Televisión Universitaria
- Country: Bolivia
- Broadcast area: Tarija
- Affiliates: Red Universitaria Boliviana de Información
- Headquarters: Tarija, Bolivia

Ownership
- Owner: Juan Misael Saracho Autonomous University [es]

History
- Launched: April 15, 1976 (50 years ago)

Links
- Website: Official website

Availability

Terrestrial
- Analog VHF: Channel 9 (Tarija)

= Televisión Universitaria UAJMS =

Televisión Universitaria UAJMS is a Bolivian terrestrial television station owned by the Juan Misael Saracho Autonomous University, itself headquartered in Tarija. The station is part of Red RUBI and was the first television station to broadcast in color in Bolivia.

==History==
In 1975, university authorities negotiated with Acción Cultural Loyola (ACLO) to install a radio station. From these talks, a plan to install a television station as an alternative started. On March 5, 1976, by means of Resolution nº 744, the Juan Misael Saracho Autonomous University led to the creation of the station. Its first regular broadcasts were held on the evening of April 15, 1976 on VHF channel 8, seven hours a day. From the beginning, it broadcast in color. At an unknown date, the station moved to channel 9.

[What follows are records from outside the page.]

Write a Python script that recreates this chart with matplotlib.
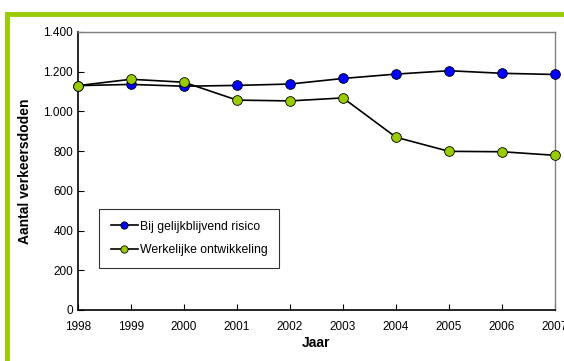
import matplotlib.pyplot as plt
import matplotlib.patches as patches
from matplotlib.ticker import FuncFormatter

plt.rcParams['font.family'] = ['Liberation Sans', 'DejaVu Sans']

years = [1998, 1999, 2000, 2001, 2002, 2003, 2004, 2005, 2006, 2007]
constant_risk = [1130, 1136, 1127, 1131, 1138, 1166, 1188, 1205, 1192, 1186]
actual = [1130, 1162, 1147, 1057, 1053, 1068, 870, 799, 797, 779]

green = '#99cc00'
blue = '#0000ff'

fig = plt.figure(figsize=(5.64, 3.61), dpi=100)

# green frame (top and left edges visible)
fig.patches.append(patches.Rectangle((7/564, -0.1), 2.0, (361-14)/361 + 0.1,
                                     transform=fig.transFigure, fill=False,
                                     edgecolor=green, lw=3.5))

ax = fig.add_axes([78/564, 1 - 310/361, (555-78)/564, (310-32)/361])
ax.plot(years, constant_risk, color='black', lw=1.2, marker='o', ms=7,
        mfc=blue, mec='black', mew=0.6, label='Bij gelijkblijvend risico', clip_on=False, zorder=3)
ax.plot(years, actual, color='black', lw=1.2, marker='o', ms=7,
        mfc=green, mec='black', mew=0.6, label='Werkelijke ontwikkeling', clip_on=False, zorder=4)

ax.set_xlim(1998, 2007)
ax.set_ylim(0, 1400)
ax.set_xticks(years)
ax.set_yticks(range(0, 1401, 200))
ax.yaxis.set_major_formatter(FuncFormatter(lambda v, p: f"{int(v):,}".replace(',', '.')))
ax.tick_params(direction='in', labelsize=8.5, length=4, width=0.8)
ax.tick_params(axis='x', pad=8)
for s in ['left', 'bottom']:
    ax.spines[s].set_color('black')
    ax.spines[s].set_linewidth(1.2)
for s in ['top', 'right']:
    ax.spines[s].set_color('#808080')
    ax.spines[s].set_linewidth(1.0)

ax.set_xlabel('Jaar', fontsize=10, fontweight='bold', labelpad=2)
ax.set_ylabel('Aantal verkeersdoden', fontsize=10, fontweight='bold', labelpad=8)

leg = ax.legend(loc='upper left', bbox_to_anchor=(21/477, 1 - 177/278), fontsize=8.8,
                frameon=True, fancybox=False, edgecolor='black', handlelength=2.2,
                handletextpad=0.2, borderpad=0.95, labelspacing=0.95, markerscale=0.75,
                borderaxespad=0)
leg.get_frame().set_linewidth(0.8)

fig.savefig('out.png', dpi=100)
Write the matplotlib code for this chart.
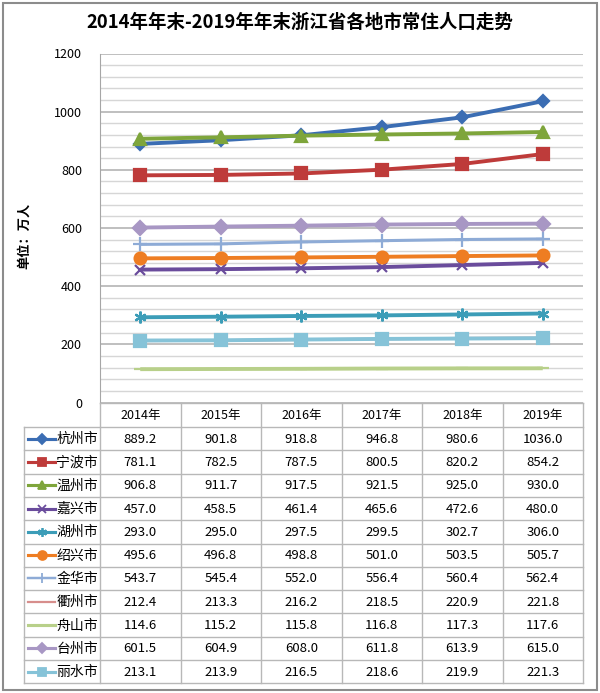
import numpy as np
import matplotlib.pyplot as plt
from matplotlib.patches import Rectangle

plt.rcParams['font.family'] = ['Noto Sans CJK SC', 'DejaVu Sans']

# data
years = ['2014年', '2015年', '2016年', '2017年', '2018年', '2019年']
cities = ['杭州市', '宁波市', '温州市', '嘉兴市', '湖州市', '绍兴市',
          '金华市', '衢州市', '舟山市', '台州市', '丽水市']
hangzhou = [889.2, 901.8, 918.8, 946.8, 980.6, 1036.0]
ningbo = [781.1, 782.5, 787.5, 800.5, 820.2, 854.2]
wenzhou = [906.8, 911.7, 917.5, 921.5, 925.0, 930.0]
jiaxing = [457.0, 458.5, 461.4, 465.6, 472.6, 480.0]
huzhou = [293.0, 295.0, 297.5, 299.5, 302.7, 306.0]
shaoxing = [495.6, 496.8, 498.8, 501.0, 503.5, 505.7]
jinhua = [543.7, 545.4, 552.0, 556.4, 560.4, 562.4]
quzhou = [212.4, 213.3, 216.2, 218.5, 220.9, 221.8]
zhoushan = [114.6, 115.2, 115.8, 116.8, 117.3, 117.6]
taizhou = [601.5, 604.9, 608.0, 611.8, 613.9, 615.0]
lishui = [213.1, 213.9, 216.5, 218.6, 219.9, 221.3]
series = [hangzhou, ningbo, wenzhou, jiaxing, huzhou, shaoxing,
          jinhua, quzhou, zhoushan, taizhou, lishui]

# style per series: color, marker, marker size, line width
styles = [
    ('#3B6DB3', 'D', 6.5, 2.8),
    ('#BE3B3A', 's', 8, 2.8),
    ('#7EA53B', '^', 8.5, 2.8),
    ('#6A4C9C', 'x', 7.5, 2.8),
    ('#3C9DB8', (6, 2, 0), 8.5, 2.8),
    ('#EE7D22', 'o', 8.5, 2.8),
    ('#8EABD6', '+', 10, 2.2),
    ('#D78E8C', None, 0, 2.0),
    ('#B8D08A', '_', 8, 2.8),
    ('#A897C4', 'D', 7, 2.8),
    ('#86C3D8', 's', 8, 2.8),
]

W, H = 600, 693
L, R, T, B = 100, 583, 53.5, 402.5   # plot area in pixels
row_h = 23.3
head_b = 427

fig = plt.figure(figsize=(W / 100, H / 100), dpi=100)
ax = fig.add_axes([L / W, 1 - B / H, (R - L) / W, (B - T) / H])
x = np.arange(len(years))
for vals, (c, m, ms, lw) in zip(series, styles):
    ax.plot(x, vals, color=c, lw=lw, marker=m, ms=ms, mew=1.6,
            mec=c, mfc=c, solid_capstyle='butt')

ax.set_xlim(-0.5, 5.5)
ax.set_ylim(0, 1200)
ax.set_yticks(range(0, 1201, 200))
ax.set_yticks(range(0, 1201, 40), minor=True)
ax.set_xticks([])
ax.grid(True, which='major', axis='y', color='#b4b4b4', lw=1.2, zorder=0)
ax.grid(True, which='minor', axis='y', color='#d6d6d6', lw=1.0, zorder=0)
ax.set_axisbelow(True)
ax.tick_params(axis='y', which='both', length=0, pad=13, labelsize=9)
for s in ['top', 'right', 'bottom']:
    ax.spines[s].set_visible(False)
ax.spines['left'].set_color('#a6a6a6')

# overlay in pixel coordinates for table, title, border
ov = fig.add_axes([0, 0, 1, 1])
ov.set_xlim(0, W)
ov.set_ylim(H, 0)
ov.axis('off')
ov.patch.set_visible(False)

ov.add_patch(Rectangle((3, 3), W - 6, H - 6, fill=False, ec='#8c8c8c', lw=1.5))
ov.text(W / 2, 22, '2014年年末-2019年年末浙江省各地市常住人口走势',
        ha='center', va='center', fontsize=13.3, fontweight='bold')
ov.text(24, 236, '单位：万人', rotation=90, ha='center', va='center',
        fontsize=9.5, fontweight='bold')

gc = '#b8b8b8'
col_w = (R - L) / len(years)
bottom = head_b + row_h * len(cities)
ov.plot([L, R], [B, B], color=gc, lw=1)
for i in range(len(years) + 1):
    ov.plot([L + i * col_w] * 2, [B, bottom], color=gc, lw=1)
ov.plot([24, 24], [head_b, bottom], color=gc, lw=1)
for j in range(len(cities) + 1):
    yy = head_b + j * row_h
    ov.plot([24, R], [yy, yy], color=gc, lw=1)

for i, yr in enumerate(years):
    ov.text(L + (i + 0.5) * col_w, (B + head_b) / 2 + 1, yr,
            ha='center', va='center', fontsize=9)

for j, (name, vals, (c, m, ms, lw)) in enumerate(zip(cities, series, styles)):
    yc = head_b + (j + 0.5) * row_h
    ov.plot([28, 55], [yc, yc], color=c, lw=lw * 0.8, marker=None)
    if m is not None:
        ov.plot([41.5], [yc], color=c, marker=m, ms=ms * 0.75, mew=1.3, mec=c, mfc=c)
    ov.text(77, yc + 0.5, name, ha='center', va='center', fontsize=10)
    for i, v in enumerate(vals):
        ov.text(L + (i + 0.5) * col_w, yc + 0.5, f'{v:.1f}',
                ha='center', va='center', fontsize=9.5)

fig.savefig('out.png', dpi=100, facecolor='white')
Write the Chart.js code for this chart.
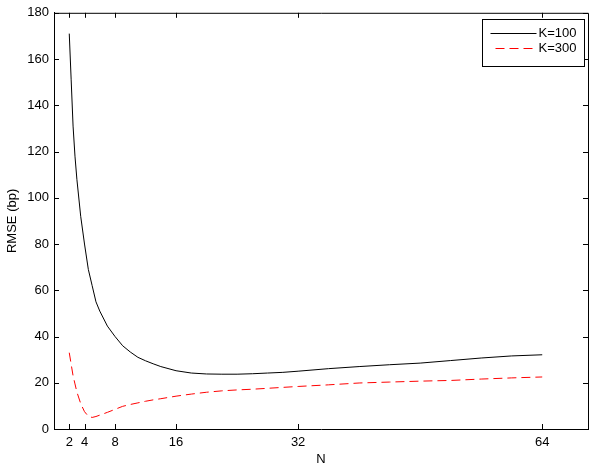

In the 1980s, TVU started broadcasting eighteen hours a day, from 6am to midnight. For its educational content, it received recognition from German international television syndicator Transtel. The station carried the 1992 visit of Pope John Paul II to Tarija in 1992; later in the 90s, it took part in pre- and post-production of the Bolivian feature film Milagro en Tarairi with the Bolivian army.